California, NYC will require public workers to get vaccinated or face weekly COVID tests
The Associated Press | Posted: July 26, 2021 5:08 PM | Last Updated: July 26, 2021
'This is about what we need to do to bring back New York City,' mayor says
California and New York City announced Monday that they would require all government employees to get the coronavirus vaccine or face weekly COVID-19 testing as officials raced to beat back a summer surge driven by the delta variant.
Meanwhile, in a possible sign that increasingly dire health warnings are getting through to more Americans, vaccination rates began to creep up again, offering hope that the nation could yet break free of the coronavirus if people who have been reluctant to receive the shot are finally inoculated.
In New York City, Mayor Bill de Blasio announced that all of its municipal workers — including teachers and police officers — to get coronavirus vaccines by mid-September or face weekly COVID-19 testing.
The rule is expected to affect about 340,000 city employees, making the city one of the largest employers in the U.S. to take such action. While it isn't a vaccine mandate — no workers will be forced to take a shot — officials hope the inconvenience and discomfort of weekly tests will persuade many to overcome a reluctance to get inoculated.
"This is about our recovery. This is about what we need to do to bring back New York City," de Blasio said. "This is about keeping people safe."
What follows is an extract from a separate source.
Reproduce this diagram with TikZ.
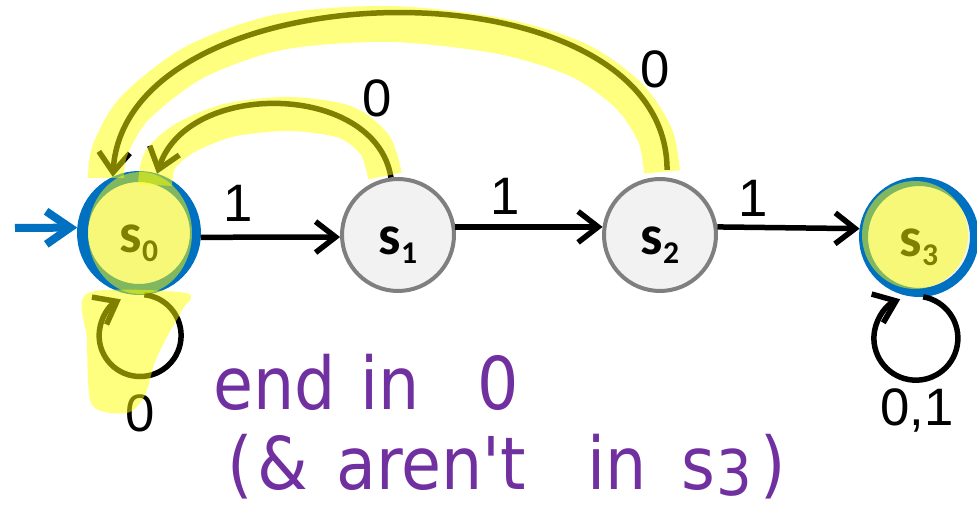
\documentclass[tikz,border=0pt]{standalone}
\usepackage{fontspec}
\setmainfont{Liberation Sans}
\newfontfamily\statefont{Carlito}
\newfontfamily\handfont{DejaVu Sans}
\usetikzlibrary{arrows.meta}
\definecolor{nodegray}{HTML}{7F7F7F}
\definecolor{nodefill}{HTML}{F2F2F2}
\definecolor{accblue}{HTML}{0070C0}
\definecolor{handpurple}{HTML}{7030A0}
\definecolor{hly}{HTML}{FFFF00}
\newcommand\stname[1]{\statefont\bfseries\fontsize{32}{32}\selectfont s\raisebox{-5pt}{\fontsize{18}{18}\selectfont #1}}
\newcommand\hwt[1]{\scalebox{1}[1.12]{#1}}
\begin{document}
\begin{tikzpicture}[x=0.02cm,y=0.02cm,
  state/.style={circle, draw=nodegray, fill=nodefill, line width=0.08cm, minimum size=2.24cm, inner sep=0pt, text height=22.7pt, text depth=0pt},
  accept/.style={state, draw=accblue, line width=0.22cm, minimum size=2.26cm},
  trans/.style={line width=0.11cm, -{Straight Barb[length=0.4cm,width=0.62cm]}},
  startarr/.style={draw=accblue, line width=0.16cm, -{Straight Barb[length=0.48cm,width=0.66cm]}},
  lbl/.style={font=\fontsize{30}{30}\selectfont, text depth=0pt, inner sep=0pt},
  hlstroke/.style={draw=hly, opacity=0.5, line width=0.72cm},
  hlfill/.style={fill=hly, opacity=0.5},
  hw/.style={font=\handfont\fontsize{37}{37}\selectfont, text=handpurple, anchor=base west, inner sep=0pt}]
\useasboundingbox (0,0) rectangle (977,507);

% states
\node[accept] (s0) at (139,274) {\stname{0}};
\node[state] (s1) at (398,272) {\stname{1}};
\node[state] (s2) at (660,272) {\stname{2}};
\node[accept, line width=0.18cm, minimum size=2.22cm] (s3) at (919,270) {\stname{3}};

% start arrow
\coordinate (init) at (15,279);
\draw[startarr] (init) -- (s0.175);

% transitions
\draw[trans] (s0.-4) -- (s1.182);
\draw[trans] (s1.8) -- (s2.172);
\draw[trans] (s2.8) -- (s3.172);
\draw[trans, shorten <=0.15cm] (s2.83) .. controls +(0,222) and +(13,212) .. (s0.115);
\draw[trans] (s1.97) .. controls +(-15,95) and +(30,95) .. (s0.73);
\draw[trans] (s0.-85) arc[start angle=84, end angle=-242, radius=0.82cm];
\draw[trans] (s3.-86) arc[start angle=80, end angle=-248, radius=0.84cm];

% labels
\node[lbl] (l01) at (238,304) {1};
\node[lbl] (l12) at (505,311) {1};
\node[lbl] (l23) at (753,309) {1};
\node[lbl] (l10) at (377,409) {0};
\node[lbl] (l20) at (655,438) {0};
\node[lbl] (l00) at (140,94) {0};
\node[lbl] (l33) at (917,100) {0,1};

% highlighter
\draw[hlstroke] plot[smooth] coordinates {(662,335) (655,372) (628,412) (578,447) (500,471) (390,483) (280,475) (195,445) (135,399) (110,357) (106,329)};
\draw[hlstroke, line width=0.68cm] plot[smooth] coordinates {(385,331) (375,362) (345,385) (290,393) (230,387) (185,369) (160,347) (155,322)};
\fill[hlfill] (140,274) ellipse [x radius=1.04cm, y radius=1.22cm];
\fill[hlfill] plot[smooth cycle] coordinates {(88,214) (186,214) (182,197) (168,172) (155,145) (145,112) (130,95) (105,95) (90,107) (87,167)};
\fill[hlfill] (915,272) ellipse [x radius=1.06cm, y radius=1.08cm];

% handwriting
\node[hw] (w1) at (213,97) {\hwt{end}};
\node[hw] (w2) at (360,97) {\hwt{in}};
\node[hw] (w3) at (477,97) {\hwt{0}};
\node[hw] (w4) at (227,17) {\hwt{(}};
\node[hw] (w5) at (257,17) {\hwt{\&}};
\node[hw] (w6) at (336,17) {\hwt{aren't}};
\node[hw] (w7) at (587,17) {\hwt{in}};
\node[hw] (w8) at (681,17) {\hwt{s\kern1pt\raisebox{-3pt}{\fontsize{32}{32}\selectfont 3}}};
\node[hw] (w10) at (760,17) {\hwt{)}};
\end{tikzpicture}
\end{document}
The Sept. 13 deadline coincides with the start of public school, when the Democratic mayor has said he expects all pupils to be in classrooms full time. City health-care workers and employees in congregate settings such as group homes will face earlier deadlines.
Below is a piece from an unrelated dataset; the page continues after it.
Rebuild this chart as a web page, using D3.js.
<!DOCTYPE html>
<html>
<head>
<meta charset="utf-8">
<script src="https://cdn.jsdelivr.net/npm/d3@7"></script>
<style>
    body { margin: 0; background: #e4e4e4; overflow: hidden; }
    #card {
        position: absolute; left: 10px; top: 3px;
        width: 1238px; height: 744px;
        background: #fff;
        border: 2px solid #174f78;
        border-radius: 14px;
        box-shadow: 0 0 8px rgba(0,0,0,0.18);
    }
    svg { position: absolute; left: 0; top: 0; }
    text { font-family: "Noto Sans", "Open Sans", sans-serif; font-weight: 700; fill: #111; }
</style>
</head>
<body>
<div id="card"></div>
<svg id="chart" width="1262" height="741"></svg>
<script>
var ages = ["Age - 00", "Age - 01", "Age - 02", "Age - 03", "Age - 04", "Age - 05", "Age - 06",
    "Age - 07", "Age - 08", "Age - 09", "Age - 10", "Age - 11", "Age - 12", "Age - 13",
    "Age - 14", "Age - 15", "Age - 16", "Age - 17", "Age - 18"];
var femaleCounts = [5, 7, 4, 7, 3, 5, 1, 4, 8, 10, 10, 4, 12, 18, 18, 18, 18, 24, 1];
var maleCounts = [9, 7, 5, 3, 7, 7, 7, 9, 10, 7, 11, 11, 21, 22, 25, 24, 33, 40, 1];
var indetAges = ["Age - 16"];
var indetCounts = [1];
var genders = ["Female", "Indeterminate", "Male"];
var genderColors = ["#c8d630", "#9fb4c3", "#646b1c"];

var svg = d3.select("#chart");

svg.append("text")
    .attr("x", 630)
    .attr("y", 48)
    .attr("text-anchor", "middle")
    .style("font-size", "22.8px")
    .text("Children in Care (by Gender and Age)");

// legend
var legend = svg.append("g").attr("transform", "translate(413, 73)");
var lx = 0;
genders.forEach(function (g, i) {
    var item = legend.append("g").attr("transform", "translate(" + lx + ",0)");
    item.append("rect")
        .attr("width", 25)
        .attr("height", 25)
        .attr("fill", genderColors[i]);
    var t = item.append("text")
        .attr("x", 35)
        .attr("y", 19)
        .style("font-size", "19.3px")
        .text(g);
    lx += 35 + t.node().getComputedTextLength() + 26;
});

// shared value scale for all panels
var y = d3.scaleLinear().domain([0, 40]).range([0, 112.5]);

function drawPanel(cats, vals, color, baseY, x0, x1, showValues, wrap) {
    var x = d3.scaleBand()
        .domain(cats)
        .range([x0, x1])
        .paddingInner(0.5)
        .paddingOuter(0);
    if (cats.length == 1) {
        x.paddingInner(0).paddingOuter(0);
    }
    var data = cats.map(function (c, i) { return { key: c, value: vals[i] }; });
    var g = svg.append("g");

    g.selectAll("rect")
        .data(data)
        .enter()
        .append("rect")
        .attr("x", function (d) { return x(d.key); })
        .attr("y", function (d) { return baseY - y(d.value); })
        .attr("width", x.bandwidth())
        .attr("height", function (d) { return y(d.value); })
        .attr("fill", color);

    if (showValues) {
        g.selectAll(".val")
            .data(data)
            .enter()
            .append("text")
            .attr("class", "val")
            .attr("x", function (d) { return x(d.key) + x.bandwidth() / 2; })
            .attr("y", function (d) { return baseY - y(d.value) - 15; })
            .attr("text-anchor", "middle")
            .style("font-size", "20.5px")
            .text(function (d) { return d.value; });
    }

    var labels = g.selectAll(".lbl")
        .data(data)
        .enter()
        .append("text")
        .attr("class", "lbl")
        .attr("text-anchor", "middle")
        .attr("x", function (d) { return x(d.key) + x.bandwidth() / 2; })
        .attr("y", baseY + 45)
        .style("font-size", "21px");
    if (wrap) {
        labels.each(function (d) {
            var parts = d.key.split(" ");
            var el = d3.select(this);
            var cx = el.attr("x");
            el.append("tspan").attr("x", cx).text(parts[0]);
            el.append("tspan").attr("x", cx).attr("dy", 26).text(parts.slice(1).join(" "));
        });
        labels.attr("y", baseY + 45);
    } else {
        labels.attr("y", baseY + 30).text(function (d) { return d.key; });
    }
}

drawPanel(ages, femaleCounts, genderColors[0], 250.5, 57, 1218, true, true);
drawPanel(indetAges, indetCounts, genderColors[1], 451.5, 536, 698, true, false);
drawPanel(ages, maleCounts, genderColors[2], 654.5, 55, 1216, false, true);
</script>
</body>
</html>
WATCH | COVID-19 spikes continue among unvaccinated Americans:
California said it will similarly require proof of vaccination or weekly testing for all state workers and health-care employees starting next month. And President Joe Biden said all doctors working in Department of Veterans Affairs facilities will have to be inoculated.
Elsewhere, St. Louis became the second major city to mandate that face masks be worn indoors, regardless of vaccination status, joining Los Angeles in re-imposing the orders.
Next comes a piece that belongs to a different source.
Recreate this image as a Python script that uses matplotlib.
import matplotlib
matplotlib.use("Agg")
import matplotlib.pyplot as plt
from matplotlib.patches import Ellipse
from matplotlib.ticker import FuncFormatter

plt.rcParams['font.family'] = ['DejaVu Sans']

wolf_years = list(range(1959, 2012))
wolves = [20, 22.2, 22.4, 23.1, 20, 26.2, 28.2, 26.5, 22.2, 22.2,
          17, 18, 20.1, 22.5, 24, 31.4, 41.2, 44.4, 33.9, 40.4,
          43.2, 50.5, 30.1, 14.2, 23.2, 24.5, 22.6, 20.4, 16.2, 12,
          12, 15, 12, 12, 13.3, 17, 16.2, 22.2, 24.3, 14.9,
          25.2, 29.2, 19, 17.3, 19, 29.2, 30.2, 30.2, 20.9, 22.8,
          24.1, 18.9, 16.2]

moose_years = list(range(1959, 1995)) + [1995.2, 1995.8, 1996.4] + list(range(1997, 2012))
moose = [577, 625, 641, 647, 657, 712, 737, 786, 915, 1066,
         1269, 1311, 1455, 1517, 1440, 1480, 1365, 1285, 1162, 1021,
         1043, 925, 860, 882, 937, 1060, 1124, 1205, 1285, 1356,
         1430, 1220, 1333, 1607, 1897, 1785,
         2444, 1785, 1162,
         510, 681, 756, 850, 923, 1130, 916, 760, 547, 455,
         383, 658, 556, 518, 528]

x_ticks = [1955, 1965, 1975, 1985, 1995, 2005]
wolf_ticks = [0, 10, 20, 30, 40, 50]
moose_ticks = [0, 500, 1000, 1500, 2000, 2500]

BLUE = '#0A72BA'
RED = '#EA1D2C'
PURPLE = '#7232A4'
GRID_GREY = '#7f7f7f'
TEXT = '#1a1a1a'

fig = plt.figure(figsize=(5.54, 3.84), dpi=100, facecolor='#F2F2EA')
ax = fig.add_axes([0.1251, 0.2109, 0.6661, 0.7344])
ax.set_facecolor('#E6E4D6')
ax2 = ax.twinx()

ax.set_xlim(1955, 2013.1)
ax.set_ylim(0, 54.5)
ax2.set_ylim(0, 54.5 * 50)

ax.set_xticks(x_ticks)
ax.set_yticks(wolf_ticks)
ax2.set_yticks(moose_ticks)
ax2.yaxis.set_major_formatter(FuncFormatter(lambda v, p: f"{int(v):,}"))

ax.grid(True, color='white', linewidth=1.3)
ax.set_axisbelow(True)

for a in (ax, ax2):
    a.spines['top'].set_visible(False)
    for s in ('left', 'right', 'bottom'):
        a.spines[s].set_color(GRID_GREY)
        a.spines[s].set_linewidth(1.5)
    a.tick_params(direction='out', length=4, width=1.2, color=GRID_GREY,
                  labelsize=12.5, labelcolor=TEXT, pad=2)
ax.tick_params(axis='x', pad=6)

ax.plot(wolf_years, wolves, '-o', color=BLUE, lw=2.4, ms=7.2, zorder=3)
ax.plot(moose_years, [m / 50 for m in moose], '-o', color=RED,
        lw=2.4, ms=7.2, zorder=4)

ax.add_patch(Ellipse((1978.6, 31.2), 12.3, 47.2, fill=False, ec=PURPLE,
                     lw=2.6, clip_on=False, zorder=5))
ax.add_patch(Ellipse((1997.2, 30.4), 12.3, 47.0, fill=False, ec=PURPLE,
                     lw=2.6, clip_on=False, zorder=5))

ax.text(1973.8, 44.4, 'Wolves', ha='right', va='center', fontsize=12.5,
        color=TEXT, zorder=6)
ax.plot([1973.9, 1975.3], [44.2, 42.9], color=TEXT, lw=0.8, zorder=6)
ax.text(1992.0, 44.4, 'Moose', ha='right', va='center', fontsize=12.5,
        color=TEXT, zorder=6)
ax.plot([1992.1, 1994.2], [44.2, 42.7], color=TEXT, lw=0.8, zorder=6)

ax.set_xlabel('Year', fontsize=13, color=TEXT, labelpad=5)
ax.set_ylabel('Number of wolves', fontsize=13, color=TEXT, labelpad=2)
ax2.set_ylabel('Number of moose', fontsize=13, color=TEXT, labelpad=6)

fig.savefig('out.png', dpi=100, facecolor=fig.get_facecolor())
"For those who are vaccinated, this may feel like punishment, punishment for doing the right thing," St. Louis County Executive Sam Page, a Democrat, said Monday. "I've heard that, and I feel that frustration."
'We need vaccine mandates'
Dr. Leana Wen, a former Baltimore health commissioner, applauded the moves but called on Biden to "lead by example" and impose similar mandates on federal employees and in public venues where the government has jurisdiction, like on planes, trains and government buildings.
She also said all hospitals and nursing homes need to require all employees get vaccinated, an idea that the American Medical Association voiced support for in a statement Monday.
"We need vaccine mandates and vaccine verification," Wen said. "We're well past the time for the Biden administration to get on board with this. What we're doing is not working. Doing more of the same is not the answer here."
The White House has so far deferred to the Centers for Disease Control and Prevention (CDC) on masking guidance, which recommends that those who are unvaccinated wear masks indoors. But officials acknowledged over the weekend that they are considering changing that guidance and recommending that the vaccinated also wear masks indoors.
"We're going in the wrong direction," Dr. Anthony Fauci, the nation's top infectious disease expert, said on CNN's State of the Union on Sunday.
Wen, who is also an emergency physician and public professor at George Washington University, said public health experts have been worrying for months about this very scenario.
"We were worried the honour system would not work, the unvaccinated would be behaving as if they're vaccinated and people would think the pandemic is over," she said. "That's precisely what has happened, and it's incredibly frustrating."
Dr. Albert Ko, an infectious disease specialist Yale's School of Public Health, said the U.S. should not have been caught off guard after watching the delta variant ravage India in May and then land in the United Kingdom, Israel and other highly vaccinated nations with force last month.
"We have learned multiple times to not take anything for granted with COVID," he said.
Vaccinations across the country ticked up over the weekend, with about 657,000 vaccines administered Saturday and nearly 780,000 on Sunday, according to CDC data. The seven-day rolling average on Sunday was about 583,000 vaccinations a day, up from about 525,000 a week prior.
Public health experts on Monday said the uptick in vaccinations is encouraging but warned that it's far too early to say if the numbers mean that millions of unvaccinated people are finally beginning to overcome their reticence.
"I wish I could say yes, but honestly don't know," said Ko. "There is a lot of ground to cover as evidenced by low vaccination rates in many parts of our country."
The U.S. is around 67 per cent immune from COVID-19 when prior infections are factored, but it will need to get closer to 85 per cent to crush the resurgent virus, said Dr. Ashish Jha, dean of Brown University's School of Public Health.
"So we need a lot more vaccinations. Or a lot more infections," he tweeted Sunday.
The seven-day rolling average for daily new cases in the country shot up over the past two weeks, from more than 19,000 on July 11 to nearly 52,000 on July 25, according to data from Johns Hopkins University.